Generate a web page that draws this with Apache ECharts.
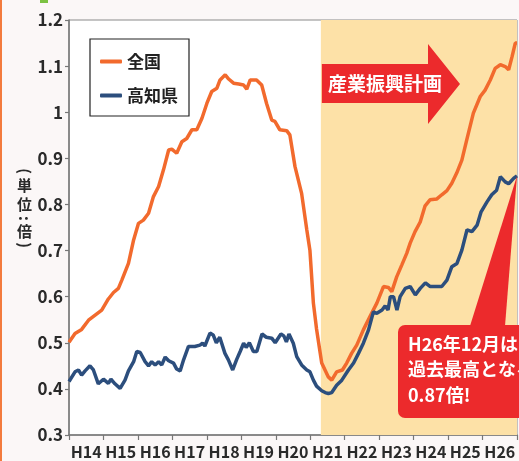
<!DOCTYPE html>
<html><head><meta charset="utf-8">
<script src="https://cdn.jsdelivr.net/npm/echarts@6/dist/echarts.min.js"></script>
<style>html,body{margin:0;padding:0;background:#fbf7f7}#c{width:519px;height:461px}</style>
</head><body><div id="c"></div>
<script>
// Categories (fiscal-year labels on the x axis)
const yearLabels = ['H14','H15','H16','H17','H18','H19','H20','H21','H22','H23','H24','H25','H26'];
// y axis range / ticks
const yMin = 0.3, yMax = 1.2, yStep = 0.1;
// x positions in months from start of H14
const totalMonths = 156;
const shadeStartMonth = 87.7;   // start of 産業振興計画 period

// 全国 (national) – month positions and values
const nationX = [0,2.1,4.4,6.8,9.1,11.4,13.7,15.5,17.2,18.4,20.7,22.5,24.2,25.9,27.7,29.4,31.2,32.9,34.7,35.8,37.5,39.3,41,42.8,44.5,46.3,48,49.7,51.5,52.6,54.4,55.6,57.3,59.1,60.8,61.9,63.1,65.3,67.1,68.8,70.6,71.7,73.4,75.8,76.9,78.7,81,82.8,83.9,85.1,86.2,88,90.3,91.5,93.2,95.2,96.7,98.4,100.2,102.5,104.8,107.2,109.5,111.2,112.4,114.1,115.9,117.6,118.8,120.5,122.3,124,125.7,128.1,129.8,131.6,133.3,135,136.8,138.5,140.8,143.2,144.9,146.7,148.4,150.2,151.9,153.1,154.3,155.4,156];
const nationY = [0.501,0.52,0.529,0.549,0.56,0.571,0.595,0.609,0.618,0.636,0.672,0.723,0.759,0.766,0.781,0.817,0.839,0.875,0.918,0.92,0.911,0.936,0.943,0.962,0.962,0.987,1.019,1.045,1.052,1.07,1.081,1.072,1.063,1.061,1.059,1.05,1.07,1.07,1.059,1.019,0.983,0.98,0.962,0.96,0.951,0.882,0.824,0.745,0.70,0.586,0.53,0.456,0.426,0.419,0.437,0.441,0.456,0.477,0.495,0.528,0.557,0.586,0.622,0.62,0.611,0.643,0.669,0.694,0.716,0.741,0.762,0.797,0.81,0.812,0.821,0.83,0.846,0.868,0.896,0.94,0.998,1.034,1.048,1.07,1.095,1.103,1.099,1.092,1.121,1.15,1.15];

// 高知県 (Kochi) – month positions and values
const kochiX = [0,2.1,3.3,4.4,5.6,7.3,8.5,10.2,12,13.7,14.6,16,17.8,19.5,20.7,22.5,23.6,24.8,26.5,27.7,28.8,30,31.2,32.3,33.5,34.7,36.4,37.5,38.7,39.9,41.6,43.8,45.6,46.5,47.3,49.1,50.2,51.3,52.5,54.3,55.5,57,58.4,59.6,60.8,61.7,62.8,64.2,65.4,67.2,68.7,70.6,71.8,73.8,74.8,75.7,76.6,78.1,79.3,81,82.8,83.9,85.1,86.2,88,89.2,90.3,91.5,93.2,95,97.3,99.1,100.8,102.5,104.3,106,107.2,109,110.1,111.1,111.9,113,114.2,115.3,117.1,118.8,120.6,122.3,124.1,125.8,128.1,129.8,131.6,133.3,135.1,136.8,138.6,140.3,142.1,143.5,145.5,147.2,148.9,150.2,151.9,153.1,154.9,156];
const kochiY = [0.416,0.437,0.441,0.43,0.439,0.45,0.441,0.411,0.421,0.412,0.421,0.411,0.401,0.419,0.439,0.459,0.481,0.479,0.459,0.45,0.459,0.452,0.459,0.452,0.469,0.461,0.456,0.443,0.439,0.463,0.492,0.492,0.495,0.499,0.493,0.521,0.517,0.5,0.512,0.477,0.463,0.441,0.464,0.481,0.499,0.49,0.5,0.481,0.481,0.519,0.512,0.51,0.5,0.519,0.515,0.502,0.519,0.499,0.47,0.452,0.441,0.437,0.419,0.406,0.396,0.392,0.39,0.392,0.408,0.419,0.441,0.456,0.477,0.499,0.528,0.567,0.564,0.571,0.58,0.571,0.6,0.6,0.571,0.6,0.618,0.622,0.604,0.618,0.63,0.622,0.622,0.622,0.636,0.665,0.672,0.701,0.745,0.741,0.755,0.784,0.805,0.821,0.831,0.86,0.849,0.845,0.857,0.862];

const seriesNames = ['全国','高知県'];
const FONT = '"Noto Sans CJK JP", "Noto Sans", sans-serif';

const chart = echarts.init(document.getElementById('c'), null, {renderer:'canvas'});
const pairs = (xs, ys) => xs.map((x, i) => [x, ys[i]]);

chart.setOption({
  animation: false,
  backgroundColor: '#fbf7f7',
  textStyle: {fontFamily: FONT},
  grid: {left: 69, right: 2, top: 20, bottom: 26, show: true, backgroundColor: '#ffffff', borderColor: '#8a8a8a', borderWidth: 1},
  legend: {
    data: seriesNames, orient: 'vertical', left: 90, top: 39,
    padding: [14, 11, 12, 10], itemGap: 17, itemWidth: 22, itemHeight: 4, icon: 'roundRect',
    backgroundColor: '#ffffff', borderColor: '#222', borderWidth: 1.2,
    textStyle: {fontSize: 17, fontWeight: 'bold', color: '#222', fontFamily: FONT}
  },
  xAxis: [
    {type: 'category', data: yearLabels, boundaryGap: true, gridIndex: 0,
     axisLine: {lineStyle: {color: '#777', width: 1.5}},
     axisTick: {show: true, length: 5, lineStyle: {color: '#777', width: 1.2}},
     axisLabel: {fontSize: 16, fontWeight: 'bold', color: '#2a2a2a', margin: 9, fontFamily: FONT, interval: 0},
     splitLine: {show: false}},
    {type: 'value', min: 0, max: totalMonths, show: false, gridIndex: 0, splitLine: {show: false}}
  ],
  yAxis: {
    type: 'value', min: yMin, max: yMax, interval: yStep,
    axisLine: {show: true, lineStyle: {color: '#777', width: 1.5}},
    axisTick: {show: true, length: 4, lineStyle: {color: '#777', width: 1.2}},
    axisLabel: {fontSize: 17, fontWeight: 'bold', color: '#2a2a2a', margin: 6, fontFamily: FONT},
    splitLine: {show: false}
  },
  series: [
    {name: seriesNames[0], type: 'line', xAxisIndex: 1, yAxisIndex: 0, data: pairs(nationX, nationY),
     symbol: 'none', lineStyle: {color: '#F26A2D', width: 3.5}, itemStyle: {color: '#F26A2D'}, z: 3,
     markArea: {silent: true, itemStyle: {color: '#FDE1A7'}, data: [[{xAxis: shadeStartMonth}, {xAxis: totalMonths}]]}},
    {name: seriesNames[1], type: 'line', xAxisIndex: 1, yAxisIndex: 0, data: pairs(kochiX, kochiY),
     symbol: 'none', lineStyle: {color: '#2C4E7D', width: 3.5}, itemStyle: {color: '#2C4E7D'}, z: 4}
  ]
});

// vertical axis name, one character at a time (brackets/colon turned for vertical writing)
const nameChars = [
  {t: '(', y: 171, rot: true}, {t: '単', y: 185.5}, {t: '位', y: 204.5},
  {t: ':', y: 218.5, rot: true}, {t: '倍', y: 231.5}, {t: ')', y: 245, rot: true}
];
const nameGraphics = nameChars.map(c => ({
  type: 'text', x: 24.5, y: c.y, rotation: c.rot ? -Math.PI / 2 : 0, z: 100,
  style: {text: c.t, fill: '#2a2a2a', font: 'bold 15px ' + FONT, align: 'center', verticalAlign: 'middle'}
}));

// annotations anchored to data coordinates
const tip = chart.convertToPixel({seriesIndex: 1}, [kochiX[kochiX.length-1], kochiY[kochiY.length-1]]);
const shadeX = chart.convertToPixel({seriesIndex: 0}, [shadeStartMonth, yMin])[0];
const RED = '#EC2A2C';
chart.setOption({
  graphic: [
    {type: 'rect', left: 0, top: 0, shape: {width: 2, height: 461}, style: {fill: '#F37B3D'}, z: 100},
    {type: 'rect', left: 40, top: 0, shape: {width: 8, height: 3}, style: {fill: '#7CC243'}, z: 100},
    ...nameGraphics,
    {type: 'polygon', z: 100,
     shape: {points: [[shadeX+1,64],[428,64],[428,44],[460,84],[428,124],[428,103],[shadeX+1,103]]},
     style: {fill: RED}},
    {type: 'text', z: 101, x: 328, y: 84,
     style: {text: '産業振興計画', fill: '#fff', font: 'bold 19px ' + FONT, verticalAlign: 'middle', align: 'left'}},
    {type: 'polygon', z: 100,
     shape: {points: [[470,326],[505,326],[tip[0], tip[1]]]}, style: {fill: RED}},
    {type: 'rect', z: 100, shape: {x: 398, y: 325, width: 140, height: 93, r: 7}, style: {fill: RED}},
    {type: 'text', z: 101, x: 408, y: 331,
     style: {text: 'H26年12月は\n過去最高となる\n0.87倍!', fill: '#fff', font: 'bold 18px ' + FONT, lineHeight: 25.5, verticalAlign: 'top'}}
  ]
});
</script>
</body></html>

• _WHAT THE EXERCISE ASKS_: Leave out the pictures and repeat the lines from the start of the material through the line with "const shadeStartMonth = 87.7;", inclusive.

• _ANSWER_:
Generate a web page that draws this with Apache ECharts.
<!DOCTYPE html>
<html><head><meta charset="utf-8">
<script src="https://cdn.jsdelivr.net/npm/echarts@6/dist/echarts.min.js"></script>
<style>html,body{margin:0;padding:0;background:#fbf7f7}#c{width:519px;height:461px}</style>
</head><body><div id="c"></div>
<script>
// Categories (fiscal-year labels on the x axis)
const yearLabels = ['H14','H15','H16','H17','H18','H19','H20','H21','H22','H23','H24','H25','H26'];
// y axis range / ticks
const yMin = 0.3, yMax = 1.2, yStep = 0.1;
// x positions in months from start of H14
const totalMonths = 156;
const shadeStartMonth = 87.7;   // start of 産業振興計画 period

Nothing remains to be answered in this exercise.